= Alan Brash (pharmacologist) =

Scottish professor and researcher of pharmacology

Alan Richard Brash (born 1949) is a professor of pharmacology at Vanderbilt University. He is a leading authority on the biosynthesis of prostoglandins and eicosanoids.

==Biography==

===Education===
Brash was educated at Strathallan School near Perth, Scotland and Downing College, Cambridge, where he was elected a scholar. He graduated with a BA in medical sciences in 1970 and proceeded to the University of Edinburgh to study for his PhD, graduating in 1976. Brash was then appointed a research fellow in the Department of Clinical Pharmacology at the Royal Postgraduate Medical School in London. Thereafter, he moved to Vanderbilt University.

===Research===
During his time at Vanderbilt, Brash's research has focused on the analysis of the mechanisms of formation and transformation of lipoxygenase products with an interest in their physiological role.
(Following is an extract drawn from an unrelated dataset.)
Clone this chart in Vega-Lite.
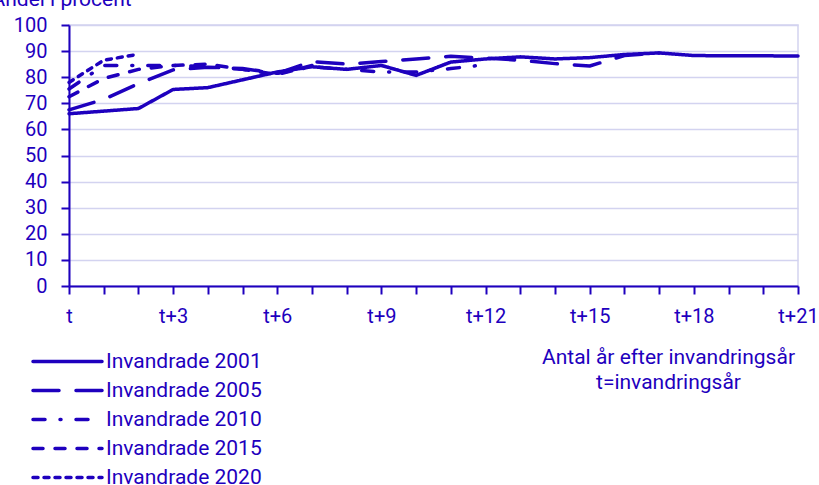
{
  "$schema": "https://vega.github.io/schema/vega-lite/v6.json",
  "width": 729,
  "height": 261,
  "autosize": "none",
  "padding": {"left": 69, "top": 25, "right": 21, "bottom": 199},
  "background": "white",
  "config": {
    "font": "Roboto",
    "view": {"stroke": "#d3d3f0", "strokeWidth": 1.5},
    "axis": {"labelFont": "Roboto", "titleFont": "Roboto", "labelColor": "#1e00be", "titleColor": "#1e00be", "labelFontSize": 20, "titleFontSize": 21, "titleFontWeight": "normal", "domainColor": "#1e00be", "tickColor": "#1e00be", "domainWidth": 2, "tickWidth": 2, "tickSize": 8, "gridColor": "#d3d3f0", "gridWidth": 1.5},
    "legend": {"labelFont": "Roboto", "labelFontSize": 21, "labelColor": "#1e00be"}
  },
  "data": {"values": [
    {"t": 0, "v": 66, "s": "Invandrade 2001"},
    {"t": 1, "v": 67, "s": "Invandrade 2001"},
    {"t": 2, "v": 68, "s": "Invandrade 2001"},
    {"t": 3, "v": 75.3, "s": "Invandrade 2001"},
    {"t": 4, "v": 76, "s": "Invandrade 2001"},
    {"t": 5, "v": 79, "s": "Invandrade 2001"},
    {"t": 6, "v": 82, "s": "Invandrade 2001"},
    {"t": 7, "v": 84, "s": "Invandrade 2001"},
    {"t": 8, "v": 83, "s": "Invandrade 2001"},
    {"t": 9, "v": 84.5, "s": "Invandrade 2001"},
    {"t": 10, "v": 80.7, "s": "Invandrade 2001"},
    {"t": 11, "v": 85.8, "s": "Invandrade 2001"},
    {"t": 12, "v": 87, "s": "Invandrade 2001"},
    {"t": 13, "v": 87.8, "s": "Invandrade 2001"},
    {"t": 14, "v": 87, "s": "Invandrade 2001"},
    {"t": 15, "v": 87.5, "s": "Invandrade 2001"},
    {"t": 16, "v": 88.7, "s": "Invandrade 2001"},
    {"t": 17, "v": 89.3, "s": "Invandrade 2001"},
    {"t": 18, "v": 88.3, "s": "Invandrade 2001"},
    {"t": 19, "v": 88.2, "s": "Invandrade 2001"},
    {"t": 20, "v": 88.2, "s": "Invandrade 2001"},
    {"t": 21, "v": 88.1, "s": "Invandrade 2001"},
    {"t": 0, "v": 67.5, "s": "Invandrade 2005"},
    {"t": 1, "v": 71.5, "s": "Invandrade 2005"},
    {"t": 2, "v": 77.5, "s": "Invandrade 2005"},
    {"t": 3, "v": 82.8, "s": "Invandrade 2005"},
    {"t": 4, "v": 83.8, "s": "Invandrade 2005"},
    {"t": 5, "v": 83.3, "s": "Invandrade 2005"},
    {"t": 6, "v": 81.5, "s": "Invandrade 2005"},
    {"t": 7, "v": 86, "s": "Invandrade 2005"},
    {"t": 8, "v": 85, "s": "Invandrade 2005"},
    {"t": 9, "v": 86, "s": "Invandrade 2005"},
    {"t": 10, "v": 87, "s": "Invandrade 2005"},
    {"t": 11, "v": 88, "s": "Invandrade 2005"},
    {"t": 12, "v": 87.3, "s": "Invandrade 2005"},
    {"t": 13, "v": 86.5, "s": "Invandrade 2005"},
    {"t": 14, "v": 85.2, "s": "Invandrade 2005"},
    {"t": 15, "v": 84.3, "s": "Invandrade 2005"},
    {"t": 16, "v": 88.3, "s": "Invandrade 2005"},
    {"t": 17, "v": 89.3, "s": "Invandrade 2005"},
    {"t": 0, "v": 75.5, "s": "Invandrade 2010"},
    {"t": 1, "v": 84.5, "s": "Invandrade 2010"},
    {"t": 2, "v": 84.5, "s": "Invandrade 2010"},
    {"t": 3, "v": 84.5, "s": "Invandrade 2010"},
    {"t": 4, "v": 84, "s": "Invandrade 2010"},
    {"t": 5, "v": 83, "s": "Invandrade 2010"},
    {"t": 6, "v": 81.5, "s": "Invandrade 2010"},
    {"t": 7, "v": 84, "s": "Invandrade 2010"},
    {"t": 8, "v": 83, "s": "Invandrade 2010"},
    {"t": 9, "v": 82, "s": "Invandrade 2010"},
    {"t": 10, "v": 82, "s": "Invandrade 2010"},
    {"t": 11, "v": 83.3, "s": "Invandrade 2010"},
    {"t": 12, "v": 84.8, "s": "Invandrade 2010"},
    {"t": 0, "v": 72.5, "s": "Invandrade 2015"},
    {"t": 1, "v": 79.5, "s": "Invandrade 2015"},
    {"t": 2, "v": 83, "s": "Invandrade 2015"},
    {"t": 3, "v": 84.5, "s": "Invandrade 2015"},
    {"t": 4, "v": 85, "s": "Invandrade 2015"},
    {"t": 5, "v": 83, "s": "Invandrade 2015"},
    {"t": 6, "v": 81, "s": "Invandrade 2015"},
    {"t": 7, "v": 84.5, "s": "Invandrade 2015"},
    {"t": 0, "v": 78, "s": "Invandrade 2020"},
    {"t": 1, "v": 86.5, "s": "Invandrade 2020"},
    {"t": 2, "v": 88.8, "s": "Invandrade 2020"}
  ]},
  "mark": {"type": "line", "color": "#1e00be", "strokeWidth": 3.5, "strokeCap": "round", "strokeJoin": "round"},
  "encoding": {
    "x": {
      "field": "t", "type": "quantitative",
      "scale": {"domain": [0, 21], "nice": false, "zero": false},
      "axis": {
        "values": [0,1,2,3,4,5,6,7,8,9,10,11,12,13,14,15,16,17,18,19,20,21],
        "labelExpr": "datum.value % 3 != 0 ? '' : (datum.value == 0 ? 't' : 't+' + datum.value)",
        "grid": false,
        "labelPadding": 12,
        "labelFlush": false,
        "labelOverlap": false,
        "title": ["Antal år efter invandringsår", "t=invandringsår"],
        "titleX": 599,
        "titleY": 77,
        "titleAlign": "center",
        "titleBaseline": "alphabetic",
        "titleLineHeight": 25
      }
    },
    "y": {
      "field": "v", "type": "quantitative",
      "scale": {"domain": [0, 100], "nice": false},
      "axis": {
        "values": [0,10,20,30,40,50,60,70,80,90,100],
        "labelPadding": 14,
        "title": "Andel i procent",
        "titleAngle": 0,
        "titleAlign": "left",
        "titleBaseline": "alphabetic",
        "titleX": -78,
        "titleY": -20
      }
    },
    "strokeDash": {
      "field": "s", "type": "nominal",
      "scale": {
        "domain": ["Invandrade 2001", "Invandrade 2005", "Invandrade 2010", "Invandrade 2015", "Invandrade 2020"],
        "range": [[1, 0], [26, 17], [12, 15, 1, 15], [10, 12], [5, 6]]
      },
      "legend": {
        "title": null,
        "orient": "none",
        "legendX": -38,
        "legendY": 322,
        "symbolType": "stroke",
        "symbolSize": 4761,
        "symbolStrokeWidth": 3.5,
        "symbolStrokeColor": "#1e00be",
        "clipHeight": 29,
        "rowPadding": 0,
        "labelOffset": 2,
        "labelLimit": 300,
        "encode": {"symbols": {"update": {"strokeCap": {"value": "round"}}}}
      }
    }
  }
}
His findings have initiated further research on stereochemical aspects of lipoxygenase catalysis and on the role of epithelial lipoxygenases.

Furthermore, his research has led to more work on the biochemistry of the CYP74 family of cytochrome P450s, and on the catalase-related hemoproteins which also metabolize fatty acid hydroperoxides. As of 2023, he had published more than 250 research papers.

In October 2013 he was elected a Fellow of the American Association for the Advancement of Science.